The Mona Lisa mouthpiece (in the bit that bsms posted) was designed by a cow horse trainer for horses that had learned to run through a spade bit. It is considered more severe than a spade bit itself. Learn something new everyday :)
A very well known bridle horseman told my husband last night, don't be afraid to change bits if the horse has the education. He doesn't have to be perfect in all maneuvers before moving on. Sometimes that bit change is what helps the horse "get it". You have to use what works for you and horse. He used the example of a dressage horse that had been sent to him that was ridden in the Pelham. The horse was tight and bound up.(not bashing Dressage , this horse just happened to be pretty sticky) He rode the horse 2 days in a hackamore outside and let him move, one day in the two rein and day four he was in the bridle(spade bit). The horse had the education so it only took a few days to put him in a bridle. Basically don't be afraid to change bits.
Sometimes I am guilty of not wanting to change bits afraid I am rushing things. But every time I do I am surprised at how well my horses do even though I did prefect everything before progressing.
On the same note, once you progress bits sometimes we have to take a step back if it isn't working. I do this too, sometimes I will put Stilts back into a hackamore for a day or two or the two-rein to work on something. Or on some of my other horses that have gotten a little too straight and stiff, throw them in a snaffle for a day to get more bend then back into whatever bit I was riding before. The bit doesn't have to hang in a horses mouth forever.

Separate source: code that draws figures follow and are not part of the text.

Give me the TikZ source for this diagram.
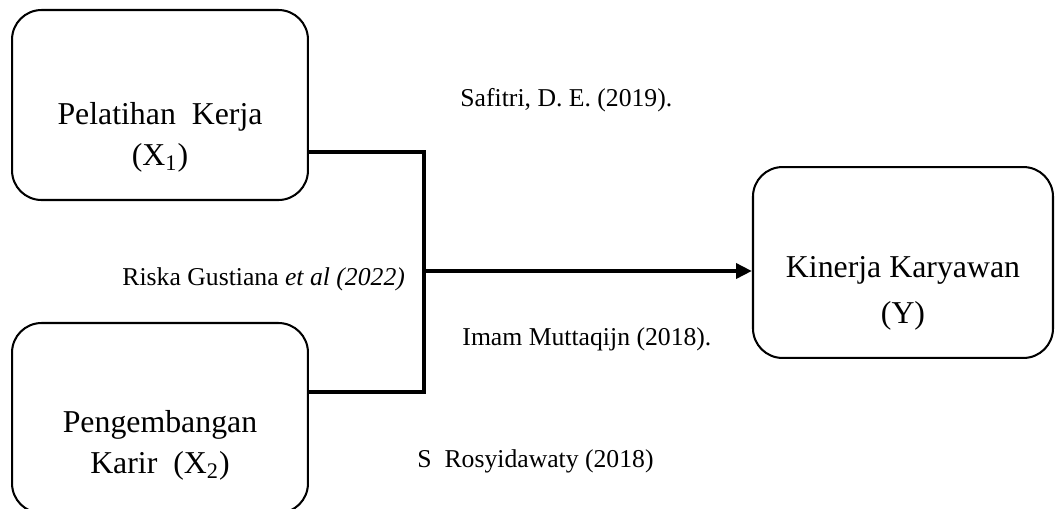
\documentclass[tikz,border=0pt]{standalone}
\usepackage{fontspec}
\setmainfont{Liberation Serif}
\usetikzlibrary{arrows.meta,positioning,calc}

\begin{document}
\begin{tikzpicture}[x=0.44pt,y=-0.44pt,
    box/.style={draw,line width=0.9pt,rounded corners=13pt,
      minimum width=130.2pt,minimum height=83.6pt},
    boxtext/.style={align=center,inner sep=0pt,font=\fontsize{14}{18}\selectfont},
    cite/.style={anchor=base west,inner sep=0pt,font=\fontsize{11.3}{13.6}\selectfont},
    link/.style={line width=1.8pt}]
  \clip (0,0) rectangle (1057,508);
  % boxes
  \node[box] (pelatihan) at (160,105) {};
  \node[box] (pengembangan) at (160,418) {};
  \node[box,minimum width=132pt,minimum height=84pt] (kinerja) at (903,262.5) {};
  \node[boxtext] (pelatihan-txt) at (160,137.5) {Pelatihan\ \ Kerja\\(X\textsubscript{1})};
  \node[boxtext] (pengembangan-txt) at (160,445.5) {Pengembangan\\Karir\ \ (X\textsubscript{2})};
  \node[boxtext,font=\fontsize{14}{20.2}\selectfont] (kinerja-txt) at (903,293.5) {Kinerja Karyawan\\(Y)};
  % connectors
  \coordinate (top) at (424,152);
  \coordinate (bot) at (424,392);
  \coordinate (mid) at (424,271);
  \draw[link] (pelatihan.east |- top) -- (top) -- (bot) -- (pengembangan.east |- bot);
  \draw[link,-{Triangle[length=7pt,width=6.5pt]}] (mid) -- (kinerja.west |- mid);
  % references
  \node[cite] (safitri) at (460,106) {Safitri, D. E. (2019).};
  \node[cite] (riska) at (122,285) {Riska Gustiana \textit{et al (2022)}};
  \node[cite] (imam) at (462,345) {Imam Muttaqijn (2018).};
  \node[cite] (rosy) at (417,467) {S\ \ Rosyidawaty (2018)};
\end{tikzpicture}
\end{document}
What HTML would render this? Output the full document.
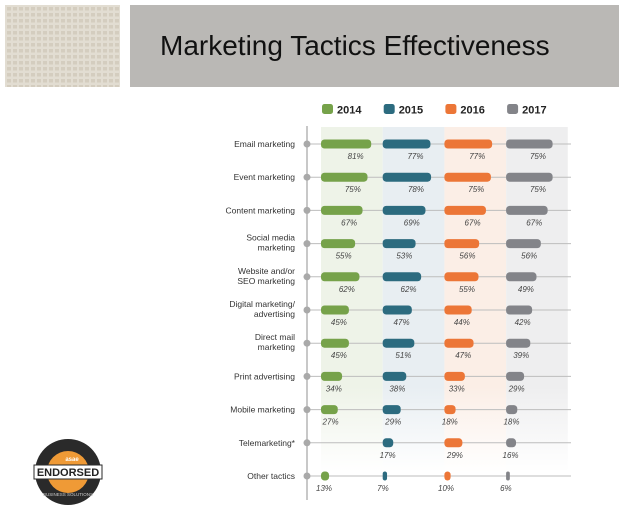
<!DOCTYPE html>
<html><head><meta charset="utf-8"><style>
body{margin:0;width:619px;height:512px;background:#fff;overflow:hidden;font-family:"Liberation Sans",sans-serif}
</style></head><body>
<svg width="619" height="512" xmlns="http://www.w3.org/2000/svg">
<defs>
<pattern id="tile" width="6" height="6" patternUnits="userSpaceOnUse"><rect width="6" height="6" fill="#e2ddd2"/><rect x="1" y="1" width="4" height="3.5" fill="#d4cdbf"/></pattern>
<linearGradient id="fade" x1="0" y1="0" x2="0" y2="1"><stop offset="0" stop-color="#fff" stop-opacity="0"/><stop offset="0.75" stop-color="#fff" stop-opacity="0"/><stop offset="1" stop-color="#fff" stop-opacity="1"/></linearGradient>
</defs>
<rect x="5" y="5" width="115" height="82" fill="url(#tile)"/>
<rect x="130" y="5" width="489" height="82" fill="#bab8b5"/>
<text x="160" y="55" font-size="28" fill="#111">Marketing Tactics Effectiveness</text>
<g id="bands"></g>
<rect x="321" y="127" width="250" height="345" fill="url(#fade)"/>
<line x1="307" y1="126" x2="307" y2="500" stroke="#b5b5b5" stroke-width="1.5"/>
<g id="legend"></g>
<g id="rows"></g>
<g>
<circle cx="68" cy="472" r="33" fill="#2a2a2a"/>
<circle cx="68" cy="472" r="21" fill="#ef9a36"/>
<text x="72" y="461" font-size="6" font-weight="bold" fill="#fff" text-anchor="middle">asae</text>
<rect x="34" y="465" width="68" height="14" fill="#fff" stroke="#2a2a2a"/>
<text x="68" y="476" font-size="11" font-weight="bold" fill="#222" text-anchor="middle">ENDORSED</text>
<text x="68" y="496" font-size="4.5" fill="#ccc" text-anchor="middle">BUSINESS SOLUTIONS</text>
</g>
</svg>
<script>
const categories=[["Email marketing"],["Event marketing"],["Content marketing"],["Social media","marketing"],["Website and/or","SEO marketing"],["Digital marketing/","advertising"],["Direct mail","marketing"],["Print advertising"],["Mobile marketing"],["Telemarketing*"],["Other tactics"]];
const years=["2014","2015","2016","2017"];
const v2014=[81,75,67,55,62,45,45,34,27,null,13];
const v2015=[77,78,69,53,62,47,51,38,29,17,7];
const v2016=[77,75,67,56,55,44,47,33,18,29,10];
const v2017=[75,75,67,56,49,42,39,29,18,16,6];
const series=[v2014,v2015,v2016,v2017];
const colors=["#76a24a","#2c6b7f","#ec7637","#838489"];
const bandColors=["#eef3e8","#e8eef2","#fbeee6","#eeeeef"];
const NS="http://www.w3.org/2000/svg";
const colX=i=>321+i*61.7;
const xLen=v=>v*0.62;
const rowY=i=>144+i*33.2;
function el(t,a,p){const e=document.createElementNS(NS,t);for(const k in a)e.setAttribute(k,a[k]);p.appendChild(e);return e;}
const bands=document.getElementById('bands'),leg=document.getElementById('legend'),rows=document.getElementById('rows');
years.forEach((y,i)=>{
  const b=el('rect',{x:colX(i),y:127,width:61.7,height:345,fill:bandColors[i]},bands);
  
  
  const g=el('g',{},leg);
  
  
  el('rect',{x:colX(i)+1,y:104,width:11,height:10,rx:2.5,fill:colors[i]},g);
  const t=el('text',{x:colX(i)+16,y:113.5,'font-size':11,'font-weight':'bold',fill:'#222'},g);t.textContent=y;
});
categories.forEach((c,r)=>{
  const y=rowY(r);
  const g=el('g',{},rows);
  
  
  el('line',{x1:307,y1:y,x2:571,y2:y,stroke:'#bdbdbd','stroke-width':1},g);
  el('circle',{cx:307,cy:y,r:3.5,fill:'#a9a9a9'},g);
  const t=el('text',{x:295,y:c.length>1?y-3:y+3,'font-size':8.5,fill:'#333','text-anchor':'end'},g);
  
  
  c.forEach((s,k)=>{const ts=el('tspan',{x:295,dy:k?10:0},t);ts.textContent=s;});
  series.forEach((sv,i)=>{
    const v=sv[r];if(v==null)return;
    const x0=colX(i),w=Math.max(xLen(v),3);
    const b=el('rect',{x:x0,y:y-4.5,width:w,height:9,rx:Math.min(3.5,w/2),fill:colors[i]},g);
    
    
    const l=el('text',{x:x0+w*0.75-3,y:y+15,'font-size':8,'font-style':'italic',fill:'#444','text-anchor':'middle'},g);
    
    
    l.textContent=v+'%';
  });
});
</script>
</body></html>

I am not advocating everyone run out and buy a spade bit and hanging it on their horses. Nor am I saying that it is okay to get a severe bit because the horse is dull to the current because of a heavy handed rider. Bits aren't the problem, people are.
But to the OP if your horse has the basic education to progress, have someone experienced to show you how to use a curb bit and help you with getting your horse used to it before hitting the trails-I say why not try it? You can always come back to snaffle if need be.
I DON'T LEAD 'EM AND FEED 'EM, I RIDE 'EM AND SLIDE 'EM.